Housing affordability in Europe: Long-termimplications and lessons for Spain

Housing affordability in Europe: Long-term implications and lessons for Spain

Housing affordability

Fecha: marzo 2026

Francisco Rodríguez Fernández

SEFO, Spanish and International Economic & Financial Outlook, V. 15 N.º2 (March 2026)

Since the mid-2010s, housing affordability has re-emerged as a central policy challenge across Europe, including in Spain, with rents in large Spanish cities rising by 50–70% in nominal terms between 2015 and 2025. Comparative evidence indicates that widely used policy instruments, such as rent controls and demand-side subsidies, tend to reduce supply or translate into higher prices when housing construction is inelastic, while largescale social housing models have stabilised markets only under specific institutional
and historical conditions that are difficult to replicate. Spain’s structural weakness lies in its historically ownership-focused model and the automatic expiration of protection on subsidised housing, which has left a social rental stock of just 1.5–2% of total housing, far below the EU average.
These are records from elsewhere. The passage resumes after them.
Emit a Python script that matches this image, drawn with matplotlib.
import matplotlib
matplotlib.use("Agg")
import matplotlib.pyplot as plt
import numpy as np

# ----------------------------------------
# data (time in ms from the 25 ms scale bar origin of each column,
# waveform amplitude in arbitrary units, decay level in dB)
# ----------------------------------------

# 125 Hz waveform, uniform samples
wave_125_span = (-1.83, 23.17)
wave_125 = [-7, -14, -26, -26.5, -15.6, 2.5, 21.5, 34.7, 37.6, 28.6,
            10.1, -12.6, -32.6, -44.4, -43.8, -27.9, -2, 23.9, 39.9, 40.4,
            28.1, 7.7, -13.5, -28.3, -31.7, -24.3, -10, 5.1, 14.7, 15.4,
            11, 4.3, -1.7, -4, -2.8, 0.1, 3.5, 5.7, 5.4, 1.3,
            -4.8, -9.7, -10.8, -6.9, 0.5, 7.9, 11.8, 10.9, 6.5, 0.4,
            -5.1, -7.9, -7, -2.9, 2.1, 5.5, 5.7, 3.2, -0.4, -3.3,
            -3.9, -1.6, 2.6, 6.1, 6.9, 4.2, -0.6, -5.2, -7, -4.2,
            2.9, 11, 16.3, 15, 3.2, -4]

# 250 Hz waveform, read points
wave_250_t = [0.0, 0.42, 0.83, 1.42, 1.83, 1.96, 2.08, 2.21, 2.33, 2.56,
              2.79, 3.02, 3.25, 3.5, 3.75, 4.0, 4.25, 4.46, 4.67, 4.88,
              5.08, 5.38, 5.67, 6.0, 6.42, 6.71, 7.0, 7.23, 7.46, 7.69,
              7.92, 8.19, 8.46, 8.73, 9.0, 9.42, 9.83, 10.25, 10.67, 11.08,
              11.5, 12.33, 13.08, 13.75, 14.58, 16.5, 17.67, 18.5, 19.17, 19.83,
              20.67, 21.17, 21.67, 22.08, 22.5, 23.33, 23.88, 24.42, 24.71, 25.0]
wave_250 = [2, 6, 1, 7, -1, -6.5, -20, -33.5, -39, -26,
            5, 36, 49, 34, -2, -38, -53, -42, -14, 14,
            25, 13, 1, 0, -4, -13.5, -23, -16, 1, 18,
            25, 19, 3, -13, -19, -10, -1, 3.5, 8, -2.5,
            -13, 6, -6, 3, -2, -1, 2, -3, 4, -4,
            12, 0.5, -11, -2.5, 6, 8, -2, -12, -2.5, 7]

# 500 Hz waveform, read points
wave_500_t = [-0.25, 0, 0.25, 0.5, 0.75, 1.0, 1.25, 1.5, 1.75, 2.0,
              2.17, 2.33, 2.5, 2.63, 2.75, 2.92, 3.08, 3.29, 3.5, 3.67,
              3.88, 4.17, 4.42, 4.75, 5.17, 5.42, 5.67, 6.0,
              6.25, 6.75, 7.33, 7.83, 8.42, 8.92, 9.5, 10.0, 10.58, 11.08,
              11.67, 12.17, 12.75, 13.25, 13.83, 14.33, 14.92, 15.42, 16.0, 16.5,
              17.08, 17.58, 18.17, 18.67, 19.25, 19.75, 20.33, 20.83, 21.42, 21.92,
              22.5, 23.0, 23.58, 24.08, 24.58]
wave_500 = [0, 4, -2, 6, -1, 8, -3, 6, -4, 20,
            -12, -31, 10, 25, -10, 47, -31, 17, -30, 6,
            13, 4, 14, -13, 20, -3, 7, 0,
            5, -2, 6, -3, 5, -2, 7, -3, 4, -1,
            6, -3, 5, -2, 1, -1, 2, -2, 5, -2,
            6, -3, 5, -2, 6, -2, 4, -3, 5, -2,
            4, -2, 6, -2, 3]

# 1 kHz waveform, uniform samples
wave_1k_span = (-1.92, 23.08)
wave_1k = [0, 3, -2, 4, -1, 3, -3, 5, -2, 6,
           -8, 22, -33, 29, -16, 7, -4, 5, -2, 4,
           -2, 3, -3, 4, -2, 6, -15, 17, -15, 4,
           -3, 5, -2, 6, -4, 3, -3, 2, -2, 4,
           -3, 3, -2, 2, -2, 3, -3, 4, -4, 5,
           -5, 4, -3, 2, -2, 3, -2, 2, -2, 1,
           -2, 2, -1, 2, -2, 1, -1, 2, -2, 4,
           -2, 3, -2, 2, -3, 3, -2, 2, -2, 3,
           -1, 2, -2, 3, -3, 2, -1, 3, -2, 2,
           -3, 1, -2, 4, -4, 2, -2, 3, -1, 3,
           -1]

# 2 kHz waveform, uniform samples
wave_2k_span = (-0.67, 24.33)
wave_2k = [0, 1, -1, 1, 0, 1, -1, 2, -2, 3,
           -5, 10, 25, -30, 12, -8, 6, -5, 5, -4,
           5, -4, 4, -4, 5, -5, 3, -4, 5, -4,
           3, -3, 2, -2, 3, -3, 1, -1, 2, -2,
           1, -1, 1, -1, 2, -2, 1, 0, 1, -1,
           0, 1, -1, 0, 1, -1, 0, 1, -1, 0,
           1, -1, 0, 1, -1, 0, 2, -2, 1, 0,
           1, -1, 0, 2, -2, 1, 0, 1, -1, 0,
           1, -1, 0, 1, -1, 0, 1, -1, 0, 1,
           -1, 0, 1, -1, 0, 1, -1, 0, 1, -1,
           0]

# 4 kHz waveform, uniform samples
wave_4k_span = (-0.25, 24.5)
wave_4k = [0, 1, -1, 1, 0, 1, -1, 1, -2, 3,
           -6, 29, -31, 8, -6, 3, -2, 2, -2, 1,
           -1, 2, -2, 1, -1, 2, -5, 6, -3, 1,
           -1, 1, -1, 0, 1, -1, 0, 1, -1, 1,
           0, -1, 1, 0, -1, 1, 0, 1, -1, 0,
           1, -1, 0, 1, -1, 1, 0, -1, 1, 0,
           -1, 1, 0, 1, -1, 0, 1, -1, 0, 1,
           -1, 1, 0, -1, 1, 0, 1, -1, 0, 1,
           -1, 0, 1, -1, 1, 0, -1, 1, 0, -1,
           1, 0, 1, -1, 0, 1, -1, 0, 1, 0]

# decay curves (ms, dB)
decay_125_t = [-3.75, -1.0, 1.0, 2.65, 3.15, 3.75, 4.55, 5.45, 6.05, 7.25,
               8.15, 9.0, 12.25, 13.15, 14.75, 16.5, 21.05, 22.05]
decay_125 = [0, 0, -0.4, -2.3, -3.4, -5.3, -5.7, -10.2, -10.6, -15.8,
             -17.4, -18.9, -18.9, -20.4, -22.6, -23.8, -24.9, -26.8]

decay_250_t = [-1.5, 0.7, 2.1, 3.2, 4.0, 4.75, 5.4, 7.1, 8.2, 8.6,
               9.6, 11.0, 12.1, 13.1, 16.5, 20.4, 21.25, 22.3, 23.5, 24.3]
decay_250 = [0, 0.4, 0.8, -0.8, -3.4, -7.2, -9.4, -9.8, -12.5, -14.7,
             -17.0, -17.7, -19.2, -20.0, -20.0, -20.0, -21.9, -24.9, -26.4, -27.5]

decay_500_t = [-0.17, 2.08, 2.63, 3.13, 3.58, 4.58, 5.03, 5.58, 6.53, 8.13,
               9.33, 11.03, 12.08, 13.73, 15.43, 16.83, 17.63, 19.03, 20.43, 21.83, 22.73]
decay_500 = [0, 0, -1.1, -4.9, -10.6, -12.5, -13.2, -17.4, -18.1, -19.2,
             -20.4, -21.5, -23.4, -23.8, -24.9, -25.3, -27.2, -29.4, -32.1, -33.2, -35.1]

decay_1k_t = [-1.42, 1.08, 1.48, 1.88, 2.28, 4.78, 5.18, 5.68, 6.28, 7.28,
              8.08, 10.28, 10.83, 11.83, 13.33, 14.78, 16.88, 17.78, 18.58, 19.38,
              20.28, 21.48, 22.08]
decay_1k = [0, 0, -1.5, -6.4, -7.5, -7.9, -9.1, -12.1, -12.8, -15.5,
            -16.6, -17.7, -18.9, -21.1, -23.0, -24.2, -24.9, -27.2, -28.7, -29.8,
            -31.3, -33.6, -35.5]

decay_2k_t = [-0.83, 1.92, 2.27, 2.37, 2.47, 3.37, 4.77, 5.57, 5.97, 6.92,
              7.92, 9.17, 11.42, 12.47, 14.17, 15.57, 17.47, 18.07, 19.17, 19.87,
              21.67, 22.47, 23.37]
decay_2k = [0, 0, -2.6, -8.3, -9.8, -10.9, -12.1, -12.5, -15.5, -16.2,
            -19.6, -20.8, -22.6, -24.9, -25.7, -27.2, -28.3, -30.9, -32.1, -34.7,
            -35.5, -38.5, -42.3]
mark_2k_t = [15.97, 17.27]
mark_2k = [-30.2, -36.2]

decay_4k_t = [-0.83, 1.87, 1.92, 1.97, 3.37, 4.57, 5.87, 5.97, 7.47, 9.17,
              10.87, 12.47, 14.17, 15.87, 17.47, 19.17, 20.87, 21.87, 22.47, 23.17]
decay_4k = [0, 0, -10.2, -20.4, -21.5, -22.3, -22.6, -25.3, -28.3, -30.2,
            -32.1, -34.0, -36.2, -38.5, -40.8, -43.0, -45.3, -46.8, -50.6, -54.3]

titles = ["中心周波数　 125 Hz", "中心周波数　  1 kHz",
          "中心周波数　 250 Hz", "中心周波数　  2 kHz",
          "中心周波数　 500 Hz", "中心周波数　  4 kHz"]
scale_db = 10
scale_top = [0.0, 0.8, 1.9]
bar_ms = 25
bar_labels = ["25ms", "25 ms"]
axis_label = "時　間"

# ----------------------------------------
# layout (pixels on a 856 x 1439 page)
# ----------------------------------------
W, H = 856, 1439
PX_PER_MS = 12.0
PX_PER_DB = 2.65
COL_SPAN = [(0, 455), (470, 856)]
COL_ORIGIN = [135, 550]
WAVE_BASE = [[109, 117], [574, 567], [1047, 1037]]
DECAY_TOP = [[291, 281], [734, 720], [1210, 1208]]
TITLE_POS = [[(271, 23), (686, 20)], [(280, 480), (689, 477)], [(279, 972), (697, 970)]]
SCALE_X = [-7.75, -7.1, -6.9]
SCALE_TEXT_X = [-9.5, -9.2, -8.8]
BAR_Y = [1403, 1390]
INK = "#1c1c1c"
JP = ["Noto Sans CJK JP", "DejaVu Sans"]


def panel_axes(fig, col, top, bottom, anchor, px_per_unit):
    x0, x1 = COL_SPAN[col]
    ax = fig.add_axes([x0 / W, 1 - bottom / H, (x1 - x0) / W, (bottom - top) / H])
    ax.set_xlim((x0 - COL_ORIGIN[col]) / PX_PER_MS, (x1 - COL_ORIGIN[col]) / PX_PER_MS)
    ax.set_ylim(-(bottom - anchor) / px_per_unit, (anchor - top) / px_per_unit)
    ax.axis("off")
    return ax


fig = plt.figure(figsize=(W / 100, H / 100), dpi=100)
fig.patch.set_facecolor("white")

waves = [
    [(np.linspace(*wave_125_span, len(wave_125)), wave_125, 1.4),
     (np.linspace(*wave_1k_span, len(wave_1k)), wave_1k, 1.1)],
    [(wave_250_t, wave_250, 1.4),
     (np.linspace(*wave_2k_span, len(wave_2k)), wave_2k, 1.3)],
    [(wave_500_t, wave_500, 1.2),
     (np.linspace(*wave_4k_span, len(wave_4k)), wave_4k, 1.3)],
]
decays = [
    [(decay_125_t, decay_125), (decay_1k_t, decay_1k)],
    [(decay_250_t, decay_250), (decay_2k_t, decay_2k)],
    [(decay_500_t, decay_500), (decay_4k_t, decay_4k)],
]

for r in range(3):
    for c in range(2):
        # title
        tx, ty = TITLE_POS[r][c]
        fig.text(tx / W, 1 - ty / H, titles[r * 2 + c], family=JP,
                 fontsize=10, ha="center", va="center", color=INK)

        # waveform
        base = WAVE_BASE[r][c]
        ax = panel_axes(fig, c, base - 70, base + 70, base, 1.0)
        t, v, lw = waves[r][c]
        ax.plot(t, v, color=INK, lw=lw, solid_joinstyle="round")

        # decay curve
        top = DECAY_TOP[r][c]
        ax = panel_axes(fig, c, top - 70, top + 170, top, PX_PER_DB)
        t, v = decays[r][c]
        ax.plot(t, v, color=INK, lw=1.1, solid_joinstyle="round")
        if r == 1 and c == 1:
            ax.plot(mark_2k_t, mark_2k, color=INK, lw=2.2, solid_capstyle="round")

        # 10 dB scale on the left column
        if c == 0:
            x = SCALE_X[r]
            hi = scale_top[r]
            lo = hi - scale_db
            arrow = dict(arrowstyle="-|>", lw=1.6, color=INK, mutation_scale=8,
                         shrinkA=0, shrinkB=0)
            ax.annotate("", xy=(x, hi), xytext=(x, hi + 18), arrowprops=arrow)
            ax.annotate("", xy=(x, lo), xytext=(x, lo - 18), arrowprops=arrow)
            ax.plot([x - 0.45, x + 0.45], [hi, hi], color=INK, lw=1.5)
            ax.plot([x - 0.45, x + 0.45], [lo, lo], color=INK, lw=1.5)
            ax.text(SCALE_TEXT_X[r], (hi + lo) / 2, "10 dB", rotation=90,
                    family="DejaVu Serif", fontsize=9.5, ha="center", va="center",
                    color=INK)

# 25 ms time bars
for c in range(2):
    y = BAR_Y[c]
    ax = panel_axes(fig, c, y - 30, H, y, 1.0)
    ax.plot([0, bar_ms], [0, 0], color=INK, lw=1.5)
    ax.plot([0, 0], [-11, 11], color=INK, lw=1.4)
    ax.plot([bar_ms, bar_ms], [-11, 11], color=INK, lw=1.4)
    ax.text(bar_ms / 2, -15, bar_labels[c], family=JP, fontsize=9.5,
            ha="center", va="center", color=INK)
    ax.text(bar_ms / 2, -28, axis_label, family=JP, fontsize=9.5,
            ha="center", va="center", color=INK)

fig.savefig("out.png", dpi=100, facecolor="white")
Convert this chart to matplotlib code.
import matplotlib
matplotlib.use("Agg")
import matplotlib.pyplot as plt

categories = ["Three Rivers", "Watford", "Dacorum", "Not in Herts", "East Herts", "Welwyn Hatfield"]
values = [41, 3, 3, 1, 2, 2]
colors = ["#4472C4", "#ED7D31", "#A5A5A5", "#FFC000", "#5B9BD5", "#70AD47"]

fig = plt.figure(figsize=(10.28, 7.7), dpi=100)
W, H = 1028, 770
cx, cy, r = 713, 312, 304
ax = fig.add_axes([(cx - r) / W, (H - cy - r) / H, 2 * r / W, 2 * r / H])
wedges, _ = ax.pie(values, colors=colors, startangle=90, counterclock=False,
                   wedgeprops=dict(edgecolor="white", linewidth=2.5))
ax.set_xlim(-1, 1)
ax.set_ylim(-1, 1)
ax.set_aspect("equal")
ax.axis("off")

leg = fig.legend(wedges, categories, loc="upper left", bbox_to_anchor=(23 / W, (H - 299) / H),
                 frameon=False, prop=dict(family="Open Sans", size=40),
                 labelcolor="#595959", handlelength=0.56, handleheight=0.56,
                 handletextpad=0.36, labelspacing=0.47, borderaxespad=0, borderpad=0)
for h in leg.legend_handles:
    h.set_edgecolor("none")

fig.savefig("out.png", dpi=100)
At the same time, homeownership among 30- to 34-year-olds has fallen by more than 20 percentage points since 2002, emphasizing the intergenerational dimension of the problem. Spain’s effort to improve housing accessibility, the 2023 Right to Housing Law, follows the European pattern of short-term relief combined with risks of reduced formal rental supply. The accumulated evidence suggests that sustained affordability ultimately depends on expanding effective supply through more flexible zoning, faster licensing and greater legal certainty for tenants and landlords.